◆ AVAILABLE DATA ◆
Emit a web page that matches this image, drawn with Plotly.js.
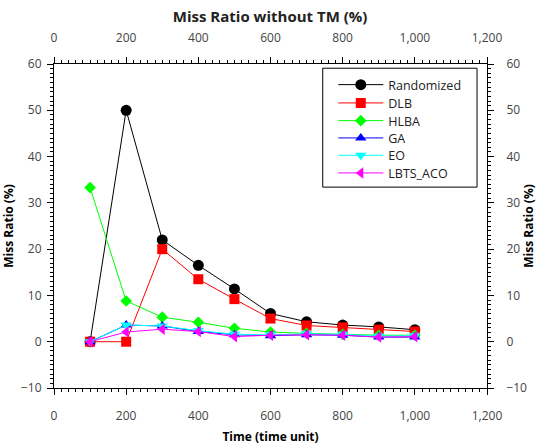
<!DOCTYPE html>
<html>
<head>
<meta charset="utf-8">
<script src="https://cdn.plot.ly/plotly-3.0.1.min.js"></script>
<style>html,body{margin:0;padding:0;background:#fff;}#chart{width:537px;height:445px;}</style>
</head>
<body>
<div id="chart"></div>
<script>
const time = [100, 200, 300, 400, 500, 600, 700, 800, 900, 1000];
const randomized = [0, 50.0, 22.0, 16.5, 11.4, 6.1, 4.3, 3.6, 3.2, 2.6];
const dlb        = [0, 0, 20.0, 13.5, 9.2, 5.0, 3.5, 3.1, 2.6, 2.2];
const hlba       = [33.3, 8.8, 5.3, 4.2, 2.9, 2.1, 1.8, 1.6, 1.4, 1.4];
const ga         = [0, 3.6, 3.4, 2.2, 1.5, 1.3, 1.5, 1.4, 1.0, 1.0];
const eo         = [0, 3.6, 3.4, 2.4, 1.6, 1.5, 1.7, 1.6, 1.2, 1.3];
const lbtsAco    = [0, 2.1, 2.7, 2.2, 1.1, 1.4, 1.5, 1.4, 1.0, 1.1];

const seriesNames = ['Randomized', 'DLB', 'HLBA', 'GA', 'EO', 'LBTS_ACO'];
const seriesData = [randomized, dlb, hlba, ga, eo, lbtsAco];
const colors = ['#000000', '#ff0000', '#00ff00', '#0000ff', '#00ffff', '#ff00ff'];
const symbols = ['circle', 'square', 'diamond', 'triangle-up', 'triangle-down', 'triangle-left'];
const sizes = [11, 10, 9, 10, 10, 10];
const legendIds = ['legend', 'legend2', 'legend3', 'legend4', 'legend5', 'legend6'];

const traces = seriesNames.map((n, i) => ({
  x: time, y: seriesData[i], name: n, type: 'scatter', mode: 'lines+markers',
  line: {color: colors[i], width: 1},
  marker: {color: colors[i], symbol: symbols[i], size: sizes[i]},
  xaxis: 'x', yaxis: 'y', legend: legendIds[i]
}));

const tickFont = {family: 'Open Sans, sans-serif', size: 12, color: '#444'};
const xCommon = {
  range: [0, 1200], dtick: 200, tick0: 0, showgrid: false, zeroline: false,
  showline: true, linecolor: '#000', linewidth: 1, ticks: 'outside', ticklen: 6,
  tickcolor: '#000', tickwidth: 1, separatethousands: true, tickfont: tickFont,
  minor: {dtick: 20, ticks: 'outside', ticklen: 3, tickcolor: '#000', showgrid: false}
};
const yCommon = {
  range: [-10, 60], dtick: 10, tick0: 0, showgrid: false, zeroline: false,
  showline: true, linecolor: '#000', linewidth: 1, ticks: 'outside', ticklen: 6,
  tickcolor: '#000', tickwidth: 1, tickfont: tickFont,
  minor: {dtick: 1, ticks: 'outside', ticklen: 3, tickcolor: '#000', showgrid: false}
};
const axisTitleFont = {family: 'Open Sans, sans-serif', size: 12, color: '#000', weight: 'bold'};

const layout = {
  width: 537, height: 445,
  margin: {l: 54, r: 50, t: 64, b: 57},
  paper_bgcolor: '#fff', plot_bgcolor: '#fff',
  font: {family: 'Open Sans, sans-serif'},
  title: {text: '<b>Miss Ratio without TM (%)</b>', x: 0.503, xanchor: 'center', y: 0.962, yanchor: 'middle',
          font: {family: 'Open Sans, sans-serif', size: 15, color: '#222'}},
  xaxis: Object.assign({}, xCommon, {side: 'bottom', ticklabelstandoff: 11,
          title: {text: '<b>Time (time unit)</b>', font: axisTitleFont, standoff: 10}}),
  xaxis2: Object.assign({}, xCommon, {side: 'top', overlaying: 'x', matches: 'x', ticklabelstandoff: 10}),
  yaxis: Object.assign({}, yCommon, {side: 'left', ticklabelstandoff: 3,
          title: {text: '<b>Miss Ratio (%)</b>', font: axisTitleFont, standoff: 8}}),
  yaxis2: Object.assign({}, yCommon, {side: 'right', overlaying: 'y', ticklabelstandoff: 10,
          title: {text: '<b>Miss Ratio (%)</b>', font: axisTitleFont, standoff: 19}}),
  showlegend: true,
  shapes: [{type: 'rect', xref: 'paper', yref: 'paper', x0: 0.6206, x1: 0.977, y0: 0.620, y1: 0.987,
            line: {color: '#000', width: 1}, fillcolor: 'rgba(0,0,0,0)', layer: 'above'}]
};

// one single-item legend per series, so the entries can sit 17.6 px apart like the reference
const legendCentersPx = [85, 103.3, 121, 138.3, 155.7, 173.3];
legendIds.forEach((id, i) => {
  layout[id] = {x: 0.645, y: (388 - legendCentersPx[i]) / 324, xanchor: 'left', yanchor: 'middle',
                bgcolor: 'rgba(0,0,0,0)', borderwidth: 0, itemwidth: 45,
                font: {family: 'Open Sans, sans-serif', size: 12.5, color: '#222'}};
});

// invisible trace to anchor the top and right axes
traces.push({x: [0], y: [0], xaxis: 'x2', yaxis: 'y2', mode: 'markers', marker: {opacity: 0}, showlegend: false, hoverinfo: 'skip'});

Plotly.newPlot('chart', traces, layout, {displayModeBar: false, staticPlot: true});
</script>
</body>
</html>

◆ EXERCISE DESCRIPTION ◆
Give the data above again in full and unchanged, skipping the pictures.

◆ SOLUTION ◆
Emit a web page that matches this image, drawn with Plotly.js.
<!DOCTYPE html>
<html>
<head>
<meta charset="utf-8">
<script src="https://cdn.plot.ly/plotly-3.0.1.min.js"></script>
<style>html,body{margin:0;padding:0;background:#fff;}#chart{width:537px;height:445px;}</style>
</head>
<body>
<div id="chart"></div>
<script>
const time = [100, 200, 300, 400, 500, 600, 700, 800, 900, 1000];
const randomized = [0, 50.0, 22.0, 16.5, 11.4, 6.1, 4.3, 3.6, 3.2, 2.6];
const dlb        = [0, 0, 20.0, 13.5, 9.2, 5.0, 3.5, 3.1, 2.6, 2.2];
const hlba       = [33.3, 8.8, 5.3, 4.2, 2.9, 2.1, 1.8, 1.6, 1.4, 1.4];
const ga         = [0, 3.6, 3.4, 2.2, 1.5, 1.3, 1.5, 1.4, 1.0, 1.0];
const eo         = [0, 3.6, 3.4, 2.4, 1.6, 1.5, 1.7, 1.6, 1.2, 1.3];
const lbtsAco    = [0, 2.1, 2.7, 2.2, 1.1, 1.4, 1.5, 1.4, 1.0, 1.1];

const seriesNames = ['Randomized', 'DLB', 'HLBA', 'GA', 'EO', 'LBTS_ACO'];
const seriesData = [randomized, dlb, hlba, ga, eo, lbtsAco];
const colors = ['#000000', '#ff0000', '#00ff00', '#0000ff', '#00ffff', '#ff00ff'];
const symbols = ['circle', 'square', 'diamond', 'triangle-up', 'triangle-down', 'triangle-left'];
const sizes = [11, 10, 9, 10, 10, 10];
const legendIds = ['legend', 'legend2', 'legend3', 'legend4', 'legend5', 'legend6'];

const traces = seriesNames.map((n, i) => ({
  x: time, y: seriesData[i], name: n, type: 'scatter', mode: 'lines+markers',
  line: {color: colors[i], width: 1},
  marker: {color: colors[i], symbol: symbols[i], size: sizes[i]},
  xaxis: 'x', yaxis: 'y', legend: legendIds[i]
}));

const tickFont = {family: 'Open Sans, sans-serif', size: 12, color: '#444'};
const xCommon = {
  range: [0, 1200], dtick: 200, tick0: 0, showgrid: false, zeroline: false,
  showline: true, linecolor: '#000', linewidth: 1, ticks: 'outside', ticklen: 6,
  tickcolor: '#000', tickwidth: 1, separatethousands: true, tickfont: tickFont,
  minor: {dtick: 20, ticks: 'outside', ticklen: 3, tickcolor: '#000', showgrid: false}
};
const yCommon = {
  range: [-10, 60], dtick: 10, tick0: 0, showgrid: false, zeroline: false,
  showline: true, linecolor: '#000', linewidth: 1, ticks: 'outside', ticklen: 6,
  tickcolor: '#000', tickwidth: 1, tickfont: tickFont,
  minor: {dtick: 1, ticks: 'outside', ticklen: 3, tickcolor: '#000', showgrid: false}
};
const axisTitleFont = {family: 'Open Sans, sans-serif', size: 12, color: '#000', weight: 'bold'};

const layout = {
  width: 537, height: 445,
  margin: {l: 54, r: 50, t: 64, b: 57},
  paper_bgcolor: '#fff', plot_bgcolor: '#fff',
  font: {family: 'Open Sans, sans-serif'},
  title: {text: '<b>Miss Ratio without TM (%)</b>', x: 0.503, xanchor: 'center', y: 0.962, yanchor: 'middle',
          font: {family: 'Open Sans, sans-serif', size: 15, color: '#222'}},
  xaxis: Object.assign({}, xCommon, {side: 'bottom', ticklabelstandoff: 11,
          title: {text: '<b>Time (time unit)</b>', font: axisTitleFont, standoff: 10}}),
  xaxis2: Object.assign({}, xCommon, {side: 'top', overlaying: 'x', matches: 'x', ticklabelstandoff: 10}),
  yaxis: Object.assign({}, yCommon, {side: 'left', ticklabelstandoff: 3,
          title: {text: '<b>Miss Ratio (%)</b>', font: axisTitleFont, standoff: 8}}),
  yaxis2: Object.assign({}, yCommon, {side: 'right', overlaying: 'y', ticklabelstandoff: 10,
          title: {text: '<b>Miss Ratio (%)</b>', font: axisTitleFont, standoff: 19}}),
  showlegend: true,
  shapes: [{type: 'rect', xref: 'paper', yref: 'paper', x0: 0.6206, x1: 0.977, y0: 0.620, y1: 0.987,
            line: {color: '#000', width: 1}, fillcolor: 'rgba(0,0,0,0)', layer: 'above'}]
};

// one single-item legend per series, so the entries can sit 17.6 px apart like the reference
const legendCentersPx = [85, 103.3, 121, 138.3, 155.7, 173.3];
legendIds.forEach((id, i) => {
  layout[id] = {x: 0.645, y: (388 - legendCentersPx[i]) / 324, xanchor: 'left', yanchor: 'middle',
                bgcolor: 'rgba(0,0,0,0)', borderwidth: 0, itemwidth: 45,
                font: {family: 'Open Sans, sans-serif', size: 12.5, color: '#222'}};
});

// invisible trace to anchor the top and right axes
traces.push({x: [0], y: [0], xaxis: 'x2', yaxis: 'y2', mode: 'markers', marker: {opacity: 0}, showlegend: false, hoverinfo: 'skip'});

Plotly.newPlot('chart', traces, layout, {displayModeBar: false, staticPlot: true});
</script>
</body>
</html>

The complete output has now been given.